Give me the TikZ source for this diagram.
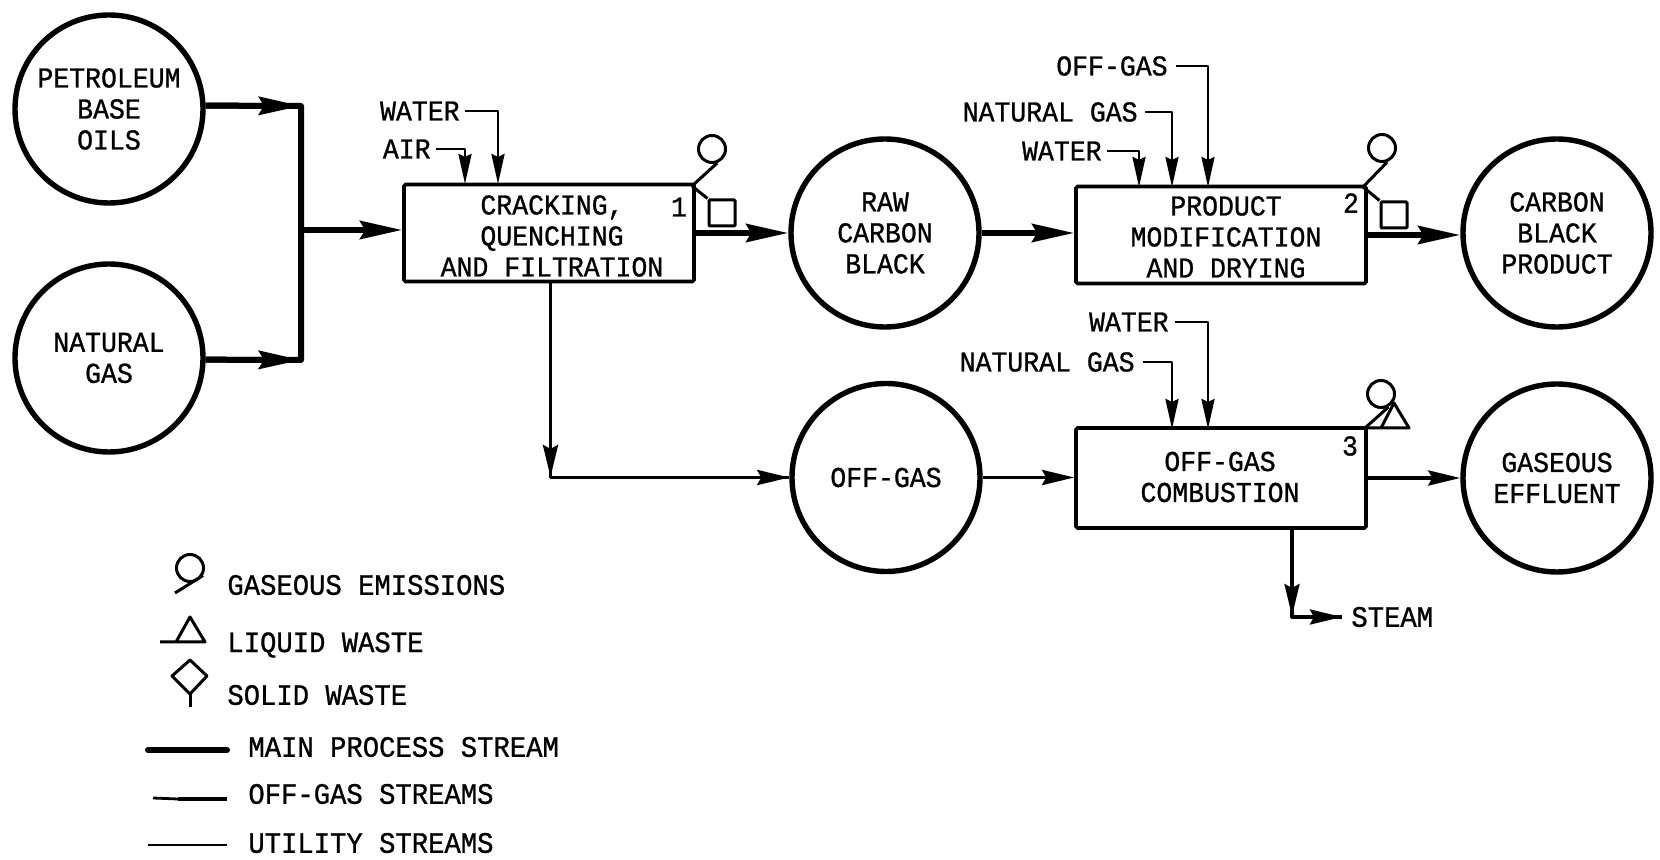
\documentclass[tikz,border=0pt]{standalone}
\usepackage{fontspec}
\setmainfont{Liberation Mono}[FakeStretch=0.92,FakeBold=0.9]
\usetikzlibrary{arrows.meta}
\tikzset{
  txt/.style={inner sep=0pt,align=center,font=\fontsize{14.4}{15.5}\selectfont},
  lbl/.style={txt,anchor=west,font=\fontsize{14.8}{15.5}\selectfont},
  lblr/.style={txt,anchor=east},
  circ/.style={draw,circle,line width=2.7pt,minimum size=94pt,inner sep=0pt,txt},
  boxn/.style={draw,rectangle,line width=1.8pt,minimum width=145pt,minimum height=48.5pt,inner sep=0pt,txt,rounded corners=0.8pt},
  mainl/.style={line width=3pt,line join=round},
  offl/.style={line width=1.9pt,line join=round},
  steaml/.style={line width=1.6pt,line join=round},
  utill/.style={line width=1.4pt,line join=round},
  sym/.style={line width=1.5pt,line join=round},
  symc/.style={draw,circle,line width=1.5pt,minimum size=13.5pt,inner sep=0pt},
  syms/.style={draw,rectangle,line width=1.5pt,minimum size=13pt,inner sep=0pt,rounded corners=0.5pt},
  mtip/.style={-{Stealth[length=21pt,width=9pt,inset=2.5pt]}},
  otip/.style={-{Stealth[length=16pt,width=7.5pt,inset=2pt]}},
  utip/.style={-{Stealth[length=15pt,width=6.5pt,inset=1.5pt]}},
}
\begin{document}
\begin{tikzpicture}[x=0.5pt,y=-0.5pt]
\useasboundingbox (0,0) rectangle (1660,860);
% circles
\node[circ] (P) at (109,109) {PETROLEUM\\BASE\\OILS};
\node[circ] (N) at (109,358) {NATURAL\\GAS};
\node[circ] (R) at (885,233) {RAW\\CARBON\\BLACK};
\node[circ] (C) at (1557,233) {CARBON\\BLACK\\PRODUCT};
\node[circ] (O) at (886,477.5) {OFF-GAS};
\node[circ] (G) at (1557,478) {GASEOUS\\EFFLUENT};
% boxes
\node[boxn] (b1) at (549,233) {};
\node[boxn] (b2) at (1221,235) {};
\node[boxn,minimum height=50pt] (b3) at (1221,478) {};
\node[txt] (t1) at (552,236) {CRACKING,\\QUENCHING\\AND FILTRATION};
\node[txt] (t2) at (1226,237) {PRODUCT\\MODIFICATION\\AND DRYING};
\node[txt] (t3) at (1220,477) {OFF-GAS\\COMBUSTION};
\node[txt] (n1) at (679,207) {1};
\node[txt] (n2) at (1351,203) {2};
\node[txt] (n3) at (1350,446) {3};
% stream labels
\node[lblr] (lw1) at (460,111) {WATER};
\node[lblr] (la1) at (431,149) {AIR};
\node[lblr] (lo2) at (1168,66) {OFF-GAS};
\node[lblr] (ln2) at (1138,112) {NATURAL GAS};
\node[lblr] (lw2) at (1102,151) {WATER};
\node[lblr] (lw3) at (1169,322) {WATER};
\node[lblr] (ln3) at (1135,362) {NATURAL GAS};
\node[lbl] (ls) at (1351,617) {STEAM};
% coordinates
\coordinate (j1) at (301,106);
\coordinate (j2) at (301,360);
\coordinate (j3) at (301,230);
\coordinate (b1w) at (498,184);
\coordinate (b1a) at (465,184);
\coordinate (b2o) at (1208,187);
\coordinate (b2n) at (1172,187);
\coordinate (b2w) at (1139,187);
\coordinate (b3w) at (1208,429);
\coordinate (b3n) at (1172,429);
\coordinate (b1s) at (550.5,282);
\coordinate (b1v) at (550.5,477);
\coordinate (b3s) at (1292,527);
\coordinate (b3v) at (1292,616);
\coordinate (st) at (1342,617);
% main streams
\draw[mainl] (P.2) -- (j1) -- (j2) -- (N.-1);
\draw[mainl,mtip] (P.2) -- (j1);
\draw[mainl,mtip] (N.-1) -- (j2);
\draw[mainl,mtip] (j3) -- (j3 -| b1.west);
\draw[mainl,mtip] (b1.east) -- (b1.east -| R.west);
\draw[mainl,mtip] (R.east) -- (R.east -| b2.west);
\draw[mainl,mtip] (b2.east) -- (b2.east -| C.west);
% off-gas streams
\draw[offl] (b1s) |- (O.west);
\draw[offl,otip] (b1s) -- (b1v);
\draw[offl,otip] (b1s |- O.west) -- (O.west);
\draw[offl,otip] (O.east) -- (O.east -| b3.west);
\draw[offl,otip] (b3.east) -- (b3.east -| G.west);
\draw[steaml] (b3s) |- (st);
\draw[steaml,otip] (b3s) -- (b3v);
\draw[steaml,otip] (b3s |- st) -- (st);
% utilities
\draw[utill,utip] (lw1.east) ++(5,0) -| (b1w);
\draw[utill,utip] (la1.east) ++(5,0) -| (b1a);
\draw[utill,utip] (lo2.east) ++(8,0) -| (b2o);
\draw[utill,utip] (ln2.east) ++(7,0) -| (b2n);
\draw[utill,utip] (lw2.east) ++(5,0) -| (b2w);
\draw[utill,utip] (lw3.east) ++(6,0) -| (b3w);
\draw[utill,utip] (ln3.east) ++(8,0) -| (b3n);
% emission symbols
\coordinate (c1) at (692,186);
\coordinate (c2) at (1363,187);
\coordinate (c3) at (1365,428);
\node[symc] (g1) at (712,149) {};
\node[syms] (s1) at (722,213) {};
\draw[sym] (c1) -- (g1.-70);
\draw[sym] (c1) -- (s1.north west);
\node[symc] (g2) at (1382,148) {};
\node[syms] (s2) at (1394,215) {};
\draw[sym] (c2) -- (g2.-70);
\draw[sym] (c2) -- (s2.north west);
\node[symc] (g3) at (1381,394) {};
\draw[sym] (c3) -- (g3.-60);
\draw[sym] (1381,428) -- (1394,403) -- (1409,428) -- (c3);
% legend
\node[symc] (lg) at (190,568) {};
\coordinate (lgt) at (175,593);
\draw[sym] (lgt) -- (lg.-30);
\draw[sym] (160,642) -- (205,642) -- (190,617) -- (176,642);
\draw[sym] (190,660) -- (207,676) -- (190,694) -- (172,676) -- cycle;
\draw[sym] (190,694) -- (190,707);
\node[lbl] (e1) at (227,585) {GASEOUS EMISSIONS};
\node[lbl] (e2) at (227,645) {LIQUID WASTE};
\node[lbl] (e3) at (227,695) {SOLID WASTE};
\node[lbl] (e4) at (248,747) {MAIN PROCESS STREAM};
\node[lbl] (e5) at (248,794) {OFF-GAS STREAMS};
\node[lbl] (e6) at (248,843) {UTILITY STREAMS};
\coordinate (m1) at (148,750);
\coordinate (o1) at (153,798);
\coordinate (o2) at (178,799);
\coordinate (u1) at (148,845);
\draw[mainl,line cap=round] (m1) -- (m1 -| e3.west);
\draw[utill] (o1) -- (o2);
\draw[offl] (o2) -- (o2 -| e3.west);
\draw[utill] (u1) -- (u1 -| e3.west);
\end{tikzpicture}
\end{document}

• • • •

■ **SHORT TASK**
Copy the material above exactly and drop the pictures.

■ **THE COMPLETED TASK**
Give me the TikZ source for this diagram.
\documentclass[tikz,border=0pt]{standalone}
\usepackage{fontspec}
\setmainfont{Liberation Mono}[FakeStretch=0.92,FakeBold=0.9]
\usetikzlibrary{arrows.meta}
\tikzset{
  txt/.style={inner sep=0pt,align=center,font=\fontsize{14.4}{15.5}\selectfont},
  lbl/.style={txt,anchor=west,font=\fontsize{14.8}{15.5}\selectfont},
  lblr/.style={txt,anchor=east},
  circ/.style={draw,circle,line width=2.7pt,minimum size=94pt,inner sep=0pt,txt},
  boxn/.style={draw,rectangle,line width=1.8pt,minimum width=145pt,minimum height=48.5pt,inner sep=0pt,txt,rounded corners=0.8pt},
  mainl/.style={line width=3pt,line join=round},
  offl/.style={line width=1.9pt,line join=round},
  steaml/.style={line width=1.6pt,line join=round},
  utill/.style={line width=1.4pt,line join=round},
  sym/.style={line width=1.5pt,line join=round},
  symc/.style={draw,circle,line width=1.5pt,minimum size=13.5pt,inner sep=0pt},
  syms/.style={draw,rectangle,line width=1.5pt,minimum size=13pt,inner sep=0pt,rounded corners=0.5pt},
  mtip/.style={-{Stealth[length=21pt,width=9pt,inset=2.5pt]}},
  otip/.style={-{Stealth[length=16pt,width=7.5pt,inset=2pt]}},
  utip/.style={-{Stealth[length=15pt,width=6.5pt,inset=1.5pt]}},
}
\begin{document}
\begin{tikzpicture}[x=0.5pt,y=-0.5pt]
\useasboundingbox (0,0) rectangle (1660,860);
% circles
\node[circ] (P) at (109,109) {PETROLEUM\\BASE\\OILS};
\node[circ] (N) at (109,358) {NATURAL\\GAS};
\node[circ] (R) at (885,233) {RAW\\CARBON\\BLACK};
\node[circ] (C) at (1557,233) {CARBON\\BLACK\\PRODUCT};
\node[circ] (O) at (886,477.5) {OFF-GAS};
\node[circ] (G) at (1557,478) {GASEOUS\\EFFLUENT};
% boxes
\node[boxn] (b1) at (549,233) {};
\node[boxn] (b2) at (1221,235) {};
\node[boxn,minimum height=50pt] (b3) at (1221,478) {};
\node[txt] (t1) at (552,236) {CRACKING,\\QUENCHING\\AND FILTRATION};
\node[txt] (t2) at (1226,237) {PRODUCT\\MODIFICATION\\AND DRYING};
\node[txt] (t3) at (1220,477) {OFF-GAS\\COMBUSTION};
\node[txt] (n1) at (679,207) {1};
\node[txt] (n2) at (1351,203) {2};
\node[txt] (n3) at (1350,446) {3};
% stream labels
\node[lblr] (lw1) at (460,111) {WATER};
\node[lblr] (la1) at (431,149) {AIR};
\node[lblr] (lo2) at (1168,66) {OFF-GAS};
\node[lblr] (ln2) at (1138,112) {NATURAL GAS};
\node[lblr] (lw2) at (1102,151) {WATER};
\node[lblr] (lw3) at (1169,322) {WATER};
\node[lblr] (ln3) at (1135,362) {NATURAL GAS};
\node[lbl] (ls) at (1351,617) {STEAM};
% coordinates
\coordinate (j1) at (301,106);
\coordinate (j2) at (301,360);
\coordinate (j3) at (301,230);
\coordinate (b1w) at (498,184);
\coordinate (b1a) at (465,184);
\coordinate (b2o) at (1208,187);
\coordinate (b2n) at (1172,187);
\coordinate (b2w) at (1139,187);
\coordinate (b3w) at (1208,429);
\coordinate (b3n) at (1172,429);
\coordinate (b1s) at (550.5,282);
\coordinate (b1v) at (550.5,477);
\coordinate (b3s) at (1292,527);
\coordinate (b3v) at (1292,616);
\coordinate (st) at (1342,617);
% main streams
\draw[mainl] (P.2) -- (j1) -- (j2) -- (N.-1);
\draw[mainl,mtip] (P.2) -- (j1);
\draw[mainl,mtip] (N.-1) -- (j2);
\draw[mainl,mtip] (j3) -- (j3 -| b1.west);
\draw[mainl,mtip] (b1.east) -- (b1.east -| R.west);
\draw[mainl,mtip] (R.east) -- (R.east -| b2.west);
\draw[mainl,mtip] (b2.east) -- (b2.east -| C.west);
% off-gas streams
\draw[offl] (b1s) |- (O.west);
\draw[offl,otip] (b1s) -- (b1v);
\draw[offl,otip] (b1s |- O.west) -- (O.west);
\draw[offl,otip] (O.east) -- (O.east -| b3.west);
\draw[offl,otip] (b3.east) -- (b3.east -| G.west);
\draw[steaml] (b3s) |- (st);
\draw[steaml,otip] (b3s) -- (b3v);
\draw[steaml,otip] (b3s |- st) -- (st);
% utilities
\draw[utill,utip] (lw1.east) ++(5,0) -| (b1w);
\draw[utill,utip] (la1.east) ++(5,0) -| (b1a);
\draw[utill,utip] (lo2.east) ++(8,0) -| (b2o);
\draw[utill,utip] (ln2.east) ++(7,0) -| (b2n);
\draw[utill,utip] (lw2.east) ++(5,0) -| (b2w);
\draw[utill,utip] (lw3.east) ++(6,0) -| (b3w);
\draw[utill,utip] (ln3.east) ++(8,0) -| (b3n);
% emission symbols
\coordinate (c1) at (692,186);
\coordinate (c2) at (1363,187);
\coordinate (c3) at (1365,428);
\node[symc] (g1) at (712,149) {};
\node[syms] (s1) at (722,213) {};
\draw[sym] (c1) -- (g1.-70);
\draw[sym] (c1) -- (s1.north west);
\node[symc] (g2) at (1382,148) {};
\node[syms] (s2) at (1394,215) {};
\draw[sym] (c2) -- (g2.-70);
\draw[sym] (c2) -- (s2.north west);
\node[symc] (g3) at (1381,394) {};
\draw[sym] (c3) -- (g3.-60);
\draw[sym] (1381,428) -- (1394,403) -- (1409,428) -- (c3);
% legend
\node[symc] (lg) at (190,568) {};
\coordinate (lgt) at (175,593);
\draw[sym] (lgt) -- (lg.-30);
\draw[sym] (160,642) -- (205,642) -- (190,617) -- (176,642);
\draw[sym] (190,660) -- (207,676) -- (190,694) -- (172,676) -- cycle;
\draw[sym] (190,694) -- (190,707);
\node[lbl] (e1) at (227,585) {GASEOUS EMISSIONS};
\node[lbl] (e2) at (227,645) {LIQUID WASTE};
\node[lbl] (e3) at (227,695) {SOLID WASTE};
\node[lbl] (e4) at (248,747) {MAIN PROCESS STREAM};
\node[lbl] (e5) at (248,794) {OFF-GAS STREAMS};
\node[lbl] (e6) at (248,843) {UTILITY STREAMS};
\coordinate (m1) at (148,750);
\coordinate (o1) at (153,798);
\coordinate (o2) at (178,799);
\coordinate (u1) at (148,845);
\draw[mainl,line cap=round] (m1) -- (m1 -| e3.west);
\draw[utill] (o1) -- (o2);
\draw[offl] (o2) -- (o2 -| e3.west);
\draw[utill] (u1) -- (u1 -| e3.west);
\end{tikzpicture}
\end{document}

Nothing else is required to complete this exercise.